I look at the oddly-coloured photograph.

Eyes that are supposed to be black had lightened to a reddish brown. A turquoise sweater had turned purple. I remember that pair of jeans. It was a light denim, but had somehow turned a reddish teal.

The photograph is at least 25 years old. Time and cheap chemistry has turned the memory of that day various shades of bloody.

I take it over to my study and tack it on the huge cork board above my rubber wood desk, this picture of me riding a pony with my hair tied back, beaming down at the photographer, very likely my mother, an avid hobby photographer. According to my father, everyone in the early 20s loved taking pictures because digital cameras had just been introduced, replacing ‘film’ cameras, whatever those were. But my mother, she was obsessed with photography.

I have many memories of Mother going everywhere with what she called her Digital Rebel, which was her first digital camera, a gift from dad. We would be driving along some lonely road in the country and she’d suddenly screech to a halt, scramble out of the car and then spend half an hour snapping away at the scenery. Fiona, my younger sister, and I would sit in the car and watch her. Fiona, who was only two then, would cry when she took too long, and Mother would wait for her sobbing to escalate to an undeniable level before packing her tripod up and moving along. It never occurred to her that someone could come by and take us away or, God forbid, harm us. Mother could never resist a photo opportunity.

Mother’s pictures are all over our family home. While she was obsessed with taking them, it was dad who had them organized, backed up on the computer, printed, framed and hung. And that was how my sister and I knew that my father was a man who was very much in love, for he was, and still is, not an expressive man. Very few Chinese men are, even though he is modern as they come. He is mostly only affectionate to Fiona and me. For Mother, he created a shrine of her photography.

And this is irony: When Mom died, we’d needed a photograph of her for the wake, and there was none. Most were family portraits, and even those were mostly of dad and us, since she was always the photographer. I remember having to go through hard disk after hard disk of family photos, only to come up with three choices that we did not have to crop. One was when she was in her wedding dress, holding up a glass of bubbly. One was a side profile of her and a newly minted me, sitting by a window. And the third was a black and white side profile of Mother, face obscured by her camera, taking pictures of the skyline at Alki in Seattle. And then Dad told us that he remembered taking a proper picture of her, just to test out a new Nikon he’d bought for her about ten years ago, which was to his knowledge, the most recent shot of her. However, that picture was never found.

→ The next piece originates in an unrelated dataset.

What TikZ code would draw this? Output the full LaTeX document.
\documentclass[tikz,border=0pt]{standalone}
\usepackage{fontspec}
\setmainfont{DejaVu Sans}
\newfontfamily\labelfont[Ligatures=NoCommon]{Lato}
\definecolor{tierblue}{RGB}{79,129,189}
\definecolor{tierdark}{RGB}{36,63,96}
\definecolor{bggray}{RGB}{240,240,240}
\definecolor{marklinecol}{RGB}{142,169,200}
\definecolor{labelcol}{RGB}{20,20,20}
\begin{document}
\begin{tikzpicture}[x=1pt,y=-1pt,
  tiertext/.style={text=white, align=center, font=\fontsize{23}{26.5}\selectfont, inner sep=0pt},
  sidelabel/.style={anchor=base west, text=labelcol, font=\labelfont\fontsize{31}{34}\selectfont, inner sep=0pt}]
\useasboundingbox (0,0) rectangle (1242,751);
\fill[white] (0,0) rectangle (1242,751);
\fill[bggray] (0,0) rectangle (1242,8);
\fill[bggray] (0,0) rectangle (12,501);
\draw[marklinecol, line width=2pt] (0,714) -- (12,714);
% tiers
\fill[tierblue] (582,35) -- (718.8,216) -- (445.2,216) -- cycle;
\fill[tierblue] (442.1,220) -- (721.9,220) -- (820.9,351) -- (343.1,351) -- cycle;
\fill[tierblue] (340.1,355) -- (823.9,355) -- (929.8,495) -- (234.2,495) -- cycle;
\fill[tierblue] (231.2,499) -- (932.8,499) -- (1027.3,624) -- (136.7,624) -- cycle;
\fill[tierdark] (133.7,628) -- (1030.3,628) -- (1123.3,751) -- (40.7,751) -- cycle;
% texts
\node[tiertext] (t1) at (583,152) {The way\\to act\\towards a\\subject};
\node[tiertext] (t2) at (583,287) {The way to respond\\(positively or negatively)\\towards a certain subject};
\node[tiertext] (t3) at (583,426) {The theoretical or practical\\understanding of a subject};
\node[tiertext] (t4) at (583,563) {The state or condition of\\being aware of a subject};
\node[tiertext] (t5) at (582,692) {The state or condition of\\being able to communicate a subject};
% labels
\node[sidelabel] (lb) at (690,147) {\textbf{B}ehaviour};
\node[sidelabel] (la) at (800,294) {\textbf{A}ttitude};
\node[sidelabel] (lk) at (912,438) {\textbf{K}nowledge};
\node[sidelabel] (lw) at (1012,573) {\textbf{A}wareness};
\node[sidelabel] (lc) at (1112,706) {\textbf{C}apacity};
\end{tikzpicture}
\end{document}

“Your Mother had a bad habit of deleting most of her own photos because she said I took bad pictures,” said Father, at once angry and sad.

The discoloured picture of five-year-old me on a pony was taken when we were living in Washington, at a farm that also doubled as a school. Fiona attended preschool there for a couple of years before we moved to England. A few years later, Mother found out she had liver cancer. I was twelve and Fiona was nine, when I saw dad and mom hugging in their bedroom. Mother was crying, her back facing the door. They both were, although dad did not shake nor make the painful sounds Mother did. His eyes were red and he simply stared at me for a while through the open door. And then he brought his finger up to his lips, and signaled for me to leave them alone, and had moved his lips slowly to say, “I love you.” I’d nodded, closed the door quietly and gone back to bed, wondering if it was something Fiona or I did.

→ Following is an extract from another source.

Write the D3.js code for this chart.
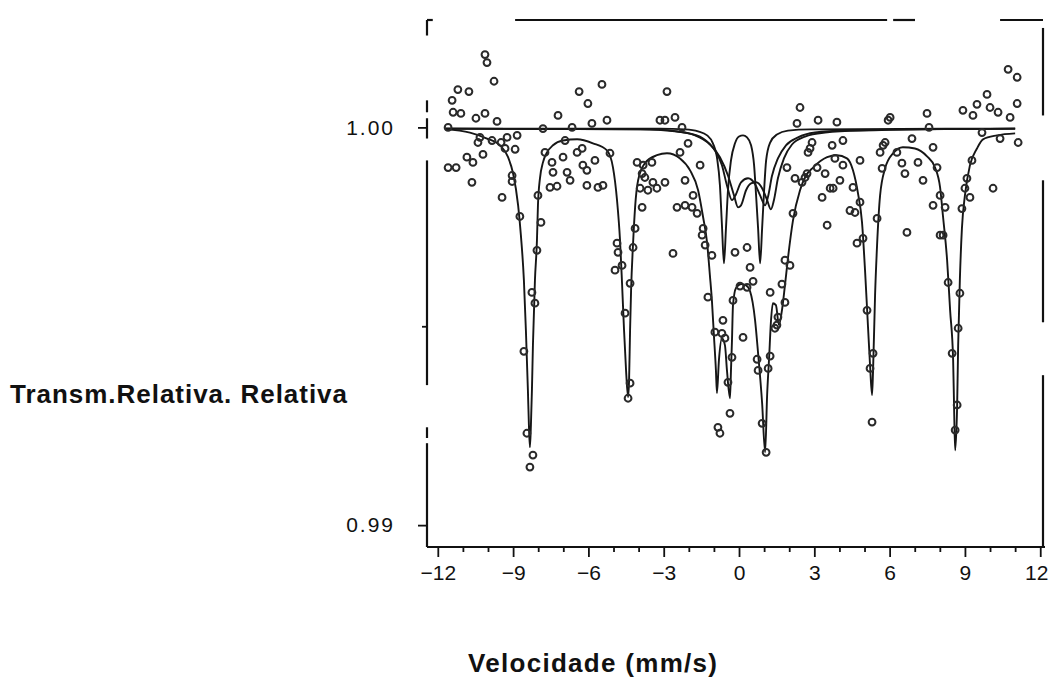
<!DOCTYPE html>
<html lang="pt">
<head>
<meta charset="UTF-8">
<title>Espectro Mössbauer</title>
<style>
  body { margin: 0; background: #fff; }
  svg text { font-family: "Liberation Sans", Arial, Helvetica, sans-serif; fill: #111; }
</style>
</head>
<body>
<svg width="1050" height="681"></svg>

<script src="https://d3js.org/d3.v7.min.js"></script>
<script>

    // pontos experimentais [velocidade mm/s, transmissão relativa]
    let pontosEsquerda = [
        [-10.12,1.00183],[-10.04,1.00163],[-9.76,1.00116],[-11.20,1.00095],[-10.76,1.00090],[-11.43,1.00068],
        [-11.39,1.00038],[-11.08,1.00035],[-10.48,1.00023],[-10.12,1.00035],[-9.64,1.00015],[-11.59,1.00000],
        [-10.32,0.99975],[-10.40,0.99962],[-9.84,0.99967],[-9.48,0.99962],[-9.24,0.99975],[-8.84,0.99980],
        [-9.32,0.99947],[-8.92,0.99945],[-10.84,0.99925],[-10.60,0.99912],[-10.20,0.99932],[-11.59,0.99899],
        [-11.27,0.99899],[-10.64,0.99862],[-9.44,0.99824],[-9.04,0.99879],[-9.04,0.99864],[-8.73,0.99776],
        [-7.81,0.99997],[-7.21,1.00030],[-6.65,1.00000],[-6.37,1.00090],[-5.46,1.00108],[-6.02,1.00060],
        [-5.86,1.00010],[-5.26,1.00018],[-7.73,0.99937],[-7.45,0.99912],[-7.01,0.99925],[-6.45,0.99937],
        [-6.93,0.99967],[-6.25,0.99947],[-7.41,0.99887],[-6.85,0.99887],[-6.73,0.99867],[-6.22,0.99905],
        [-6.06,0.99892],[-5.74,0.99917],[-5.14,0.99935],[-7.53,0.99849],[-7.25,0.99852],[-6.06,0.99854],
        [-5.62,0.99849],[-5.42,0.99854],[-8.01,0.99829],[-7.89,0.99761],[-8.05,0.99691],[-8.25,0.99585],
        [-8.13,0.99558],[-8.57,0.99437],[-8.45,0.99231],[-8.21,0.99176],[-8.33,0.99146]
    ]

    let pontosCentro = [
        [-3.15,1.00018],[-2.95,1.00018],[-2.55,1.00025],[-2.87,1.00090],[-2.27,1.00000],[-4.86,0.99709],
        [-4.82,0.99686],[-4.66,0.99653],[-4.94,0.99641],[-4.22,0.99698],[-4.14,0.99746],[-4.34,0.99608],
        [-4.54,0.99533],[-4.34,0.99357],[-4.42,0.99319],[-2.03,0.99960],[-2.35,0.99937],[-3.47,0.99912],
        [-3.82,0.99905],[-4.06,0.99912],[-3.86,0.99884],[-3.75,0.99874],[-3.43,0.99862],[-2.95,0.99862],
        [-3.94,0.99847],[-3.63,0.99842],[-3.27,0.99847],[-3.86,0.99799],[-2.47,0.99799],[-2.15,0.99804],
        [-1.87,0.99799],[-1.67,0.99784],[-2.15,0.99867],[-1.83,0.99829],[-1.55,0.99905],[-1.47,0.99729],
        [-1.35,0.99704],[-2.63,0.99683],[-1.08,0.99678],[-1.43,0.99746],
        [-1.24,0.99573],[-0.64,0.99515],[-0.96,0.99485],[-0.68,0.99482],[-0.56,0.99470],[-0.28,0.99422],
        [-0.44,0.99359],[-0.36,0.99281],[-0.84,0.99246],[-0.76,0.99231],[-0.24,0.99565],[0.04,0.99601],
        [0.32,0.99598],[0.56,0.99613],[1.24,0.99585],[1.71,0.99606],[1.83,0.99560],[0.16,0.99472],
        [1.51,0.99503],[1.55,0.99523],[1.43,0.99495],[0.72,0.99417],[0.76,0.99389],[1.16,0.99394],
        [1.24,0.99425],[0.92,0.99256],[1.08,0.99183],[-0.16,0.99686],[0.32,0.99698],[0.44,0.99648],
        [1.91,0.99899],[2.23,0.99872],[2.15,0.99784],[2.75,0.99937],[2.63,0.99874],[1.83,0.99666],
        [2.03,0.99653]
    ]

    let pontosDireita = [
        [2.43,1.00050],[2.31,1.00010],[3.15,1.00018],[3.90,1.00013],[5.94,1.00018],[6.02,1.00025],
        [7.49,1.00035],[7.57,1.00000],[8.92,1.00043],[9.32,1.00030],[9.48,1.00058],[9.88,1.00083],
        [10.00,1.00050],[10.32,1.00038],[10.80,1.00025],[11.08,1.00060],[10.72,1.00146],[11.08,1.00126],
        [9.68,0.99987],[10.40,0.99972],[11.12,0.99962],
        [4.14,0.99967],[3.82,0.99922],[4.14,0.99905],[4.82,0.99917],[3.71,0.99955],[5.62,0.99937],
        [5.74,0.99955],[5.82,0.99962],[6.29,0.99937],[6.89,0.99972],[7.73,0.99950],[5.70,0.99897],
        [6.49,0.99910],[6.61,0.99884],[7.13,0.99912],[7.33,0.99867],[7.89,0.99899],[4.02,0.99867],
        [3.75,0.99847],[4.54,0.99849],[9.28,0.99917],[9.08,0.99872],[9.00,0.99847],[9.20,0.99824],
        [10.12,0.99847],[4.42,0.99791],[4.62,0.99786],[4.82,0.99812],[5.50,0.99771],[7.73,0.99804],
        [8.21,0.99799],[8.01,0.99829],[8.88,0.99796],[6.69,0.99736],[4.94,0.99721],[4.70,0.99709],
        [8.01,0.99729],[8.13,0.99729],[8.33,0.99610],[8.80,0.99583],[5.10,0.99540],[8.73,0.99495],
        [8.49,0.99432],[5.34,0.99432],[5.22,0.99394],[8.69,0.99302],[8.61,0.99239],[5.30,0.99259],
        [2.91,0.99962],[2.83,0.99947],[3.11,0.99899],[3.43,0.99884],[2.51,0.99862],[2.71,0.99884],
        [3.63,0.99847],[3.31,0.99824],[3.51,0.99754]
    ]

    // curva de ajuste total (lida ponto a ponto do gráfico)
    let ajusteTotal = [
        [-11.71,0.99995],[-10.72,0.99987],[-10.04,0.99972],[-9.52,0.99955],[-9.20,0.99925],[-9.00,0.99884],
        [-8.80,0.99804],[-8.69,0.99729],[-8.57,0.99616],[-8.49,0.99490],[-8.41,0.99339],[-8.37,0.99251],
        [-8.33,0.99196],[-8.29,0.99251],[-8.25,0.99339],[-8.21,0.99452],[-8.13,0.99616],[-8.05,0.99716],
        [-8.01,0.99804],[-7.93,0.99872],[-7.81,0.99912],[-7.65,0.99937],[-7.41,0.99955],[-7.01,0.99967],
        [-6.45,0.99970],[-5.82,0.99960],[-5.26,0.99942],[-5.02,0.99899],[-4.86,0.99817],[-4.74,0.99716],
        [-4.66,0.99608],[-4.58,0.99490],[-4.50,0.99389],[-4.42,0.99322],[-4.38,0.99364],[-4.34,0.99490],
        [-4.30,0.99590],[-4.22,0.99709],[-4.14,0.99799],[-4.02,0.99867],[-3.75,0.99910],[-3.27,0.99930],
        [-2.87,0.99935],[-2.35,0.99922],[-1.95,0.99892],[-1.63,0.99842],[-1.43,0.99774],[-1.27,0.99709],
        [-1.16,0.99628],[-1.08,0.99565],[-1.00,0.99477],[-0.92,0.99389],[-0.88,0.99332],[-0.80,0.99415],
        [-0.68,0.99470],[-0.56,0.99452],[-0.48,0.99389],[-0.36,0.99319],[-0.32,0.99389],[-0.28,0.99465],
        [-0.24,0.99553],[-0.12,0.99596],[0.08,0.99606],[0.28,0.99603],[0.44,0.99588],[0.64,0.99515],
        [0.76,0.99432],[0.92,0.99307],[1.04,0.99183],[1.12,0.99327],[1.20,0.99422],[1.27,0.99510],
        [1.35,0.99558],[1.47,0.99553],[1.59,0.99503],[1.71,0.99540],[1.83,0.99603],[1.95,0.99671],
        [2.15,0.99766],[2.43,0.99842],[2.67,0.99879],[2.95,0.99899],[3.51,0.99925],[3.90,0.99930],
        [4.30,0.99922],[4.54,0.99892],[4.74,0.99834],[4.90,0.99761],[5.02,0.99641],[5.14,0.99497],
        [5.22,0.99402],[5.30,0.99327],[5.34,0.99389],[5.42,0.99578],[5.50,0.99704],[5.62,0.99829],
        [5.82,0.99897],[6.14,0.99935],[6.53,0.99950],[7.01,0.99947],[7.49,0.99927],[7.81,0.99899],
        [8.01,0.99849],[8.13,0.99774],[8.29,0.99666],[8.41,0.99540],[8.53,0.99415],[8.57,0.99289],
        [8.61,0.99188],[8.69,0.99302],[8.73,0.99452],[8.80,0.99621],[8.88,0.99746],[9.00,0.99829],
        [9.20,0.99905],[9.48,0.99947],[9.72,0.99970],[10.28,0.99980],[11.00,0.99985]
    ]

    // componentes (dubletos) do ajuste
    let dubletoA = [
        [-11.71,0.99997],[-3.15,0.99997],[-2.15,0.99995],[-1.63,0.99990],[-1.27,0.99980],[-1.04,0.99960],
        [-0.88,0.99925],[-0.76,0.99854],[-0.68,0.99754],[-0.60,0.99658],[-0.52,0.99746],[-0.44,0.99842],
        [-0.32,0.99917],[-0.16,0.99960],[0.00,0.99977],[0.16,0.99980],[0.32,0.99975],[0.48,0.99955],
        [0.60,0.99905],[0.68,0.99829],[0.76,0.99746],[0.84,0.99658],[0.92,0.99746],[1.00,0.99842],
        [1.08,0.99917],[1.24,0.99962],[1.51,0.99982],[1.95,0.99992],[2.83,0.99995],[11.00,0.99997]
    ]

    let dubletoB = [
        [-11.71,0.99997],[-3.94,0.99995],[-2.55,0.99990],[-1.75,0.99980],[-1.16,0.99957],[-0.76,0.99925],
        [-0.44,0.99879],[-0.20,0.99829],[-0.04,0.99799],[0.08,0.99804],[0.28,0.99842],[0.48,0.99859],
        [0.68,0.99862],[0.92,0.99847],[1.12,0.99817],[1.27,0.99794],[1.39,0.99817],[1.55,0.99872],
        [1.79,0.99922],[2.11,0.99957],[2.63,0.99977],[3.43,0.99987],[4.82,0.99992],[11.00,0.99997]
    ]

    let dubletoC = [
        [-11.71,0.99997],[-3.55,0.99995],[-2.15,0.99987],[-1.43,0.99972],[-0.96,0.99942],[-0.68,0.99905],
        [-0.48,0.99854],[-0.28,0.99817],[-0.12,0.99832],[0.08,0.99862],[0.36,0.99872],[0.64,0.99857],
        [0.84,0.99829],[1.04,0.99804],[1.16,0.99827],[1.31,0.99877],[1.55,0.99922],[1.87,0.99955],
        [2.35,0.99975],[3.03,0.99987],[4.22,0.99992],[11.00,0.99997]
    ]

    let ticksX = [-12, -9, -6, -3, 0, 3, 6, 9, 12]
    let ticksXMenores = [-11, -10, -8, -7, -5, -4, -2, -1, 1, 2, 4, 5, 7, 8, 10, 11]
    let ticksY = [0.99, 1.00]
    let ticksYMenores = [0.995]

    // moldura (trechos visíveis do original escaneado)
    let molduraTopo = [[-12.43, -12.2], [-8.92, 5.90], [6.14, 7.01], [10.40, 12.11]]
    let molduraDireita = [[1.0025, 1.0003], [0.99867, 0.9951], [0.99377, 0.98945]]
    let molduraEsquerda = [[1.0027, 1.00231], [1.00068, 1.00038], [1.00023, 0.99972], [0.99917, 0.99352], [0.99246, 0.99219], [0.99206, 0.98945]]

    let svg = d3.select('svg')
    let xMin = -12.43, xMax = 12.11, yMin = 0.98945, yMax = 1.0027

    let x = d3.scaleLinear().domain([xMin, xMax]).range([427, 1043])
    let y = d3.scaleLinear().domain([yMin, yMax]).range([547, 20])

    let cor = '#161616'

    // moldura
    let g = svg.append('g').attr('stroke', '#111').attr('stroke-width', 2.2)
    g.selectAll('.topo').data(molduraTopo).enter().append('line')
        .attr('x1', d => x(d[0])).attr('x2', d => x(d[1]))
        .attr('y1', y(yMax)).attr('y2', y(yMax))
    g.selectAll('.dir').data(molduraDireita).enter().append('line')
        .attr('x1', x(xMax)).attr('x2', x(xMax))
        .attr('y1', d => y(d[0])).attr('y2', d => y(d[1]))
    g.selectAll('.esq').data(molduraEsquerda).enter().append('line')
        .attr('x1', x(xMin)).attr('x2', x(xMin))
        .attr('y1', d => y(d[0])).attr('y2', d => y(d[1]))
    g.append('line')
        .attr('x1', x(xMin)).attr('x2', x(xMax) + 2)
        .attr('y1', y(yMin)).attr('y2', y(yMin))

    // eixo x
    let gx = svg.append('g').attr('transform', 'translate(0,' + y(yMin) + ')')
    gx.call(d3.axisBottom(x).tickValues(ticksX).tickSize(10).tickSizeOuter(0))
    gx.append('g').call(d3.axisBottom(x).tickValues(ticksXMenores).tickSize(5).tickFormat(''))
    gx.selectAll('.domain').remove()
    gx.selectAll('line').attr('stroke', '#111').attr('stroke-width', 1.8)
    gx.selectAll('text').attr('y', 18).style('font-size', '21px')
        .style('font-family', '"Liberation Sans", Arial, sans-serif').attr('fill', '#111')
        .attr('dx', d => d === 12 ? -4 : 0)

    // eixo y
    let gy = svg.append('g').attr('transform', 'translate(' + x(xMin) + ',0)')
    gy.call(d3.axisLeft(y).tickValues(ticksY).tickSize(9).tickSizeOuter(0).tickFormat(d3.format('.2f')))
    gy.append('g').call(d3.axisLeft(y).tickValues(ticksYMenores).tickSize(5).tickFormat(''))
    gy.selectAll('.domain').remove()
    gy.selectAll('line').attr('stroke', '#111').attr('stroke-width', 1.8)
    gy.selectAll('text').attr('x', -32).style('font-size', '21px').style('letter-spacing', '2px')
        .style('font-family', '"Liberation Sans", Arial, sans-serif').attr('fill', '#111')

    // curvas
    let linha = d3.line()
        .x(d => x(d[0]))
        .y(d => y(d[1]))
        .curve(d3.curveMonotoneX)

    let curvas = svg.append('g')
    ;[dubletoA, dubletoB, dubletoC, ajusteTotal].forEach(function (c) {
        curvas.append('path')
            .attr('d', linha(c))
            .attr('fill', 'none')
            .attr('stroke', cor)
            .attr('stroke-width', 1.9)
    })

    // pontos
    let todos = pontosEsquerda.concat(pontosCentro, pontosDireita)
    svg.append('g').selectAll('circle')
        .data(todos)
        .enter()
        .append('circle')
        .attr('cx', d => x(d[0]))
        .attr('cy', d => y(d[1]))
        .attr('r', 3.4)
        .attr('fill', 'none')
        .attr('stroke', '#2a2a2a')
        .attr('stroke-width', 2)

    // títulos
    svg.append('text')
        .attr('x', 10).attr('y', 403)
        .attr('textLength', 337).attr('lengthAdjust', 'spacing')
        .style('font-size', '26px').style('font-weight', 'bold')
        .text('Transm.Relativa. Relativa')

    svg.append('text')
        .attr('x', 468).attr('y', 672)
        .attr('textLength', 249).attr('lengthAdjust', 'spacing')
        .style('font-size', '26px').style('font-weight', 'bold')
        .text('Velocidade (mm/s)')

</script>
</body>
</html>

Mother fought 18 years before she finally succumbed. And even in defeat, her body bore little evidence that she had ever been ill. The miracle of modern medicine and, I believe, contentment with her lot, which is a principle my mother believes is underrated, preserved her on the outside, while only postponing the inevitable on the inside. During the last year of her life, Mother was mostly at home, in bed. That year, she stopped taking pictures. When she died, so did everyone else in my family.

I go back to the box of Mother’s things. In it is Mother’s Canon Digital Rebel, another Nikon camera and the knick-knacks that, I assume, go on either of the cameras. Slowly, I assemble the Canon. Amazingly, the batteries still work. I lift it up and aim at my desk and the picture of me. Adjusting the angle, I click, and then look for the image to pop on the little screen. It still works. As though in disbelief, I stare at the camera.

“I am a Canon man,” my father’s voice breaks my reverie. He looks at me, a faint smile on his lips. It fails to hide the sorrow in his voice and his eyes. I smile at him, and return the camera to the box. He walks in and picks it up as though it is made of crystal.

“Always was,” he continues, looking at the camera and turning it every which way.

“This was state-of-the-art when it was made. But your mother decided after almost 20 years that a Nikon was the way to go,” he chuckles sadly and shakes his head.

“We had the biggest fight over it. In the end, as usual, she won. But she still used this old thing from time to time. It was her way of placating me.”

And without another word, my father returns the camera to the box and carries it out of the study.